++++ SOURCE EXCERPT
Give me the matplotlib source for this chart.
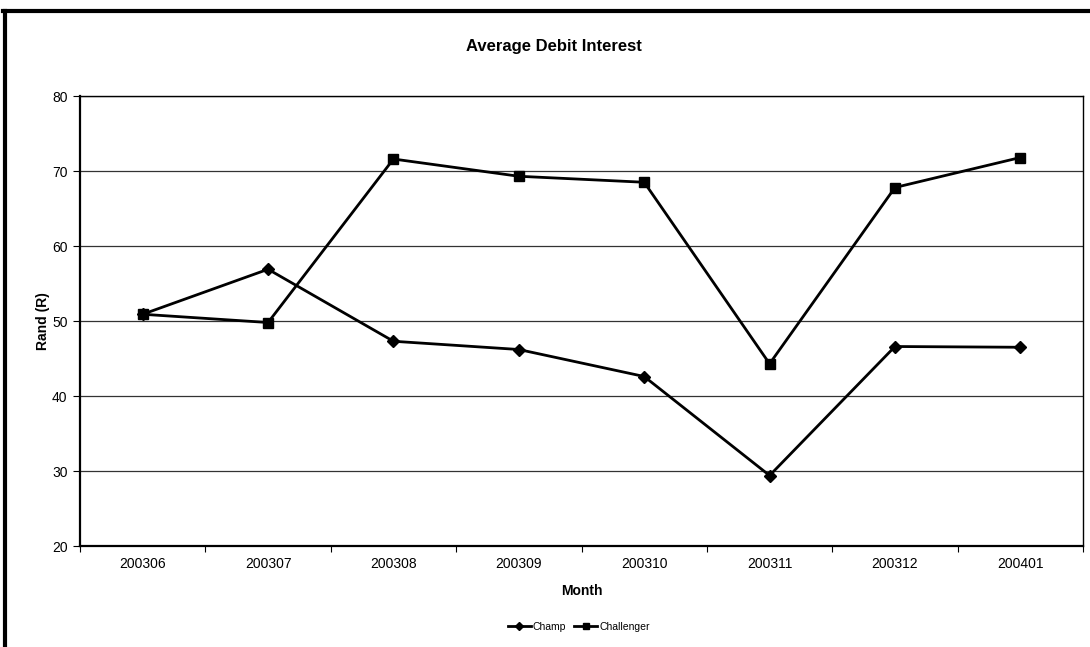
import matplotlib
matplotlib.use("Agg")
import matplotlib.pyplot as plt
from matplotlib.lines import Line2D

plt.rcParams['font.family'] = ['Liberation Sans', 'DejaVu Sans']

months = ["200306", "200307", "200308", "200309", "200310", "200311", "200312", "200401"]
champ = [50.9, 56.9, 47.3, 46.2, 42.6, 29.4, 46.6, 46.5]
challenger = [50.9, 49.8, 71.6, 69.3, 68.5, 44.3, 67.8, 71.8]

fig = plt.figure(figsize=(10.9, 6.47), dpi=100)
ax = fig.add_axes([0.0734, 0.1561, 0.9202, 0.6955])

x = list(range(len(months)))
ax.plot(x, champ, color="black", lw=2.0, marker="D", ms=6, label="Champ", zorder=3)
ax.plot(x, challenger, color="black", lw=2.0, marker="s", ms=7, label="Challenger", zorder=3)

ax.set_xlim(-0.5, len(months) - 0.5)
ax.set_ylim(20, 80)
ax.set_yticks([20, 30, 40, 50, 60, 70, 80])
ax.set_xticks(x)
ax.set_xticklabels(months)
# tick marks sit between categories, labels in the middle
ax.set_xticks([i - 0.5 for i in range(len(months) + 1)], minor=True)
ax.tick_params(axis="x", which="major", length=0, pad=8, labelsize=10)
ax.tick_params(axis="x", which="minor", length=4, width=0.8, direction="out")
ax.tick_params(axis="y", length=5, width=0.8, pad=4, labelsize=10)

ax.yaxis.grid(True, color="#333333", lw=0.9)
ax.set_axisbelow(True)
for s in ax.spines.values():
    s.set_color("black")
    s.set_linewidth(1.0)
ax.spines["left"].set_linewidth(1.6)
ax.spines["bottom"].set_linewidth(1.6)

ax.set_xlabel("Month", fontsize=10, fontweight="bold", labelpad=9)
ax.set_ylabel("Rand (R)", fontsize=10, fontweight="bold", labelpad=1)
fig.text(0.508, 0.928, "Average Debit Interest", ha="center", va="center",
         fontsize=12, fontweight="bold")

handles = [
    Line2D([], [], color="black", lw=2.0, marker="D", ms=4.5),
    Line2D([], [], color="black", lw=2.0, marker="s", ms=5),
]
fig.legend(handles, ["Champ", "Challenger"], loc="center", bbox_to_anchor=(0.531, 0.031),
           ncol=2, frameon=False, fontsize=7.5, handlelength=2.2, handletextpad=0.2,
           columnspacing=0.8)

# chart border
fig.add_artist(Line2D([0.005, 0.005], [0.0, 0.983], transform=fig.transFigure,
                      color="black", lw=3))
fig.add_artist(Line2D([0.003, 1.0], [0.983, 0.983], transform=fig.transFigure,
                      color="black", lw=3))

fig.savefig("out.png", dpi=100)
++++++++
Sift the material for lines with the string "chart". Copy each one found.

Give me the matplotlib source for this chart.
# chart border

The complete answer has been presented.